We all need a priest.
God knew this, and that’s why he provided an entire system of priests in the Old Testament. It worked like this. God prescribed a system of sacrifices and offerings that the people brought to the priest who presented them to the Lord.
There was only one problem with that system.
It was never meant to be permanent.
The people had to keep on bringing the same offerings day after day, month after month, year after year. To make matters worse, the priests kept on dying because they were mortal, so no matter how good or noble or holy the priest was, he always had to be replaced.
God solved the problem in a most unusual way, one the Jews could never have imagined.
They needed an undying priest.
They needed a complete and final sacrifice.
That’s why God sent Jesus! He was the priest who was himself the final sacrifice. Because he died for the sins of all, his sacrifice was complete. Because he rose from the dead, he now lives forever. Verse 20 says Jesus is a high priest forever. He will never be replaced because he lives forever. His sacrifice ends all other sacrifices. His death defeated death once and for all. No one will ever take his place.
This means we can never lose our salvation because Christ lives forever.
It’s all wrapped up in Jesus.
If you want to go to heaven, you need to know him. There is no other hope and no other way. God has done so much and has gone so far that if you go to hell, don’t blame the Lord.
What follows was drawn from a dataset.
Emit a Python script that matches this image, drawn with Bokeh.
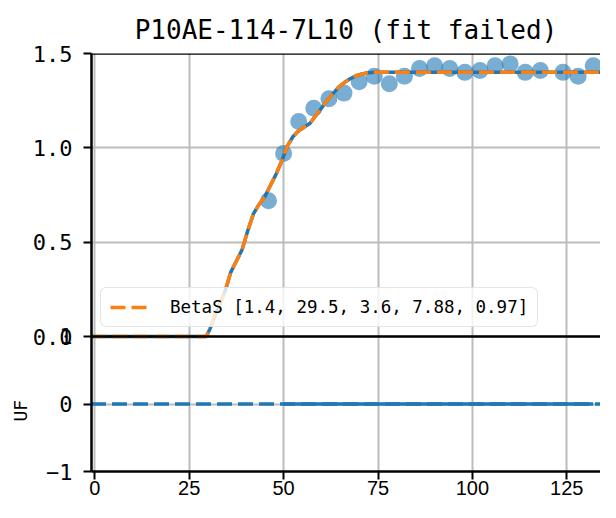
from bokeh.plotting import figure
from bokeh.models import Range1d, FixedTicker, Span, Legend, LegendItem, Title
from bokeh.embed import file_html
from bokeh.resources import INLINE

# ---------------- data ----------------
title_text = "P10AE-114-7L10 (fit failed)"
legend_text = "BetaS [1.4, 29.5, 3.6, 7.88, 0.97]"
lower_ylabel = "UF"

x_ticks = [0, 25, 50, 75, 100, 125]
upper_ticks = [0.0, 0.5, 1.0, 1.5]
upper_labels = ["0.0", "0.5", "1.0", "1.5"]
lower_ticks = [-1, 0, 1]
lower_labels = ["\u22121", "0", "1"]

pts_x = [46, 50, 54, 58, 62, 66, 70, 74, 78, 82, 86, 90, 94, 98, 102, 106,
         110, 114, 118, 124, 128, 132]
pts_y = [0.72, 0.97, 1.14, 1.21, 1.26, 1.29, 1.35, 1.38, 1.34, 1.38, 1.42,
         1.435, 1.42, 1.40, 1.41, 1.435, 1.445, 1.40, 1.41, 1.40, 1.38, 1.435]

fit_x = [-1, 29.5, 30.5, 32, 33.5, 34.5, 36, 37.5, 39, 40.5, 42, 43.5, 45,
         46.5, 48, 49.5, 51, 52.5, 54, 55.5, 57, 58.5, 60, 61.5, 63, 64.5,
         66, 67.5, 69, 70.5, 72, 74, 137]
fit_y = [0, 0, 0.04, 0.12, 0.19, 0.24, 0.34, 0.40, 0.46, 0.56, 0.65, 0.70,
         0.74, 0.80, 0.86, 0.93, 1.01, 1.06, 1.09, 1.11, 1.13, 1.17, 1.21,
         1.25, 1.285, 1.32, 1.345, 1.365, 1.38, 1.39, 1.397, 1.40, 1.40]

uf_fit_x = [-1, 137]
uf_fit_y = [0, 0]
uf_x = [50, 54, 58, 62, 66, 70, 74, 78, 82, 86, 90, 94, 98, 102, 106, 110,
        114, 118, 124, 128, 132]
uf_y = [0] * len(uf_x)

# ---------------- layout ----------------
W, H = 600, 502
frame_left, frame_top, frame_bottom = 91, 53, 471
split = 336                     # pixel row where the upper panel meets the lower one
px_per_x = 3.776
x_start = -(94.3 - frame_left) / px_per_x
x_end = x_start + (W - frame_left) / px_per_x

up_end = 1.5
up_ppu = (split - frame_top) / up_end
up_start = up_end - (frame_bottom - frame_top) / up_ppu

lo_start = -1.0
lo_ppu = (frame_bottom - split) / 2.0
lo_end = 1.0 + (split - frame_top) / lo_ppu


def lo_to_main(v):
    return (v - lo_start) / (lo_end - lo_start) * (up_end - up_start) + up_start


BLUE = "#1f77b4"
ORANGE = "#ff7f0e"
GRID = "#bcbcbc"
MONO = "DejaVu Sans Mono"
SANS = "Liberation Sans"
DASH = "15 6"

p = figure(width=W, height=H, x_range=Range1d(x_start, x_end),
           y_range=Range1d(up_start, up_end),
           output_backend="svg", toolbar_location=None,
           min_border_left=frame_left, min_border_right=0,
           min_border_top=frame_top, min_border_bottom=H - frame_bottom)
p.extra_y_ranges = {"uf": Range1d(lo_start, lo_end)}
p.outline_line_color = None
p.background_fill_color = "white"
p.border_fill_color = "white"

p.title.text = title_text
p.title.align = "center"
p.title.text_font = MONO
p.title.text_font_size = "26px"
p.title.text_font_style = "normal"
p.title.text_color = "black"
p.title.standoff = 17

# x axis
xt = FixedTicker(ticks=x_ticks)
p.xaxis.ticker = xt
p.xgrid.ticker = xt
p.xaxis.axis_line_color = "black"
p.xaxis.axis_line_width = 2.5
p.xaxis.major_tick_line_width = 2
p.xaxis.major_tick_out = 8
p.xaxis.major_tick_in = 0
p.xaxis.minor_tick_line_color = None
p.xaxis.major_label_text_font = SANS
p.xaxis.major_label_text_font_size = "20px"
p.xaxis.major_label_standoff = 1
p.xaxis.major_label_text_color = "black"

# y axis: ticks of both panels on the shared left spine
lower_pos = []
for v in lower_ticks:
    m = lo_to_main(v)
    if any(abs(m - u) < 1e-9 for u in upper_ticks):
        m += 1e-7               # keep the coinciding "1" and "0.0" as two ticks
    lower_pos.append(m)
ytick_pos = lower_pos + upper_ticks
ytick_lab = lower_labels + upper_labels
yt = FixedTicker(ticks=ytick_pos)
p.yaxis.ticker = yt
p.ygrid.ticker = yt
p.yaxis.major_label_overrides = {t: l for t, l in zip(ytick_pos, ytick_lab)}
p.yaxis.axis_line_color = "black"
p.yaxis.axis_line_width = 2.5
p.yaxis.major_tick_line_width = 2
p.yaxis.major_tick_out = 8
p.yaxis.major_tick_in = 0
p.yaxis.minor_tick_line_color = None
p.yaxis.major_label_text_font = MONO
p.yaxis.major_label_text_font_size = "22px"
p.yaxis.major_label_standoff = 11
p.yaxis.major_label_text_color = "black"

for g in (p.xgrid, p.ygrid):
    g.grid_line_color = GRID
    g.grid_line_width = 2

# lower panel y label
p.add_layout(Title(text=lower_ylabel, align="left", offset=50, standoff=-2,
                   text_font=MONO, text_font_size="18px",
                   text_font_style="normal", text_color="black"), "left")

# spines
p.add_layout(Span(location=up_end, dimension="width", line_color="black", line_width=2.5))
p.add_layout(Span(location=0, dimension="width", line_color="black", line_width=2.5))

# upper panel
p.scatter(pts_x, pts_y, size=17, fill_color=BLUE, fill_alpha=0.6, line_color=None)
p.line(fit_x, fit_y, line_color=BLUE, line_width=3.5)
r_beta = p.line(fit_x, fit_y, line_color=ORANGE, line_width=3.5, line_dash=DASH)

# lower panel
p.line(uf_fit_x, uf_fit_y, y_range_name="uf", line_color=BLUE, line_width=3.5, line_dash=DASH)
p.line(uf_x, uf_y, y_range_name="uf", line_color=BLUE, line_width=3.5)

legend = Legend(items=[LegendItem(label=legend_text, renderers=[r_beta])],
                location=(9, 144), margin=0, padding=9, spacing=0,
                glyph_width=37, glyph_height=20, label_standoff=23,
                label_text_font=MONO, label_text_font_size="17.5px",
                label_text_color="black",
                border_line_color="#cccccc", border_line_width=1.5,
                border_radius=6,
                background_fill_color="white", background_fill_alpha=0.8)
p.add_layout(legend)

open("out.html", "w").write(file_html(p, INLINE))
He made a way for you to be forgiven.
He offers you a new life.
He will give you a fresh start.
He will walk with you through this life.
He will take you home to heaven.
All he asks is that you trust his Son, the Lord Jesus Christ. In verse 18 the writer of Hebrews describes Christians as “we who have fled for refuge.” That’s us. That’s what it means to believe. That’s how you become a Christian. If you want to be relieved of the awful burden of sin and doubt and fear of the future, if you want a refuge, if you need an anchor for your soul, run to the cross.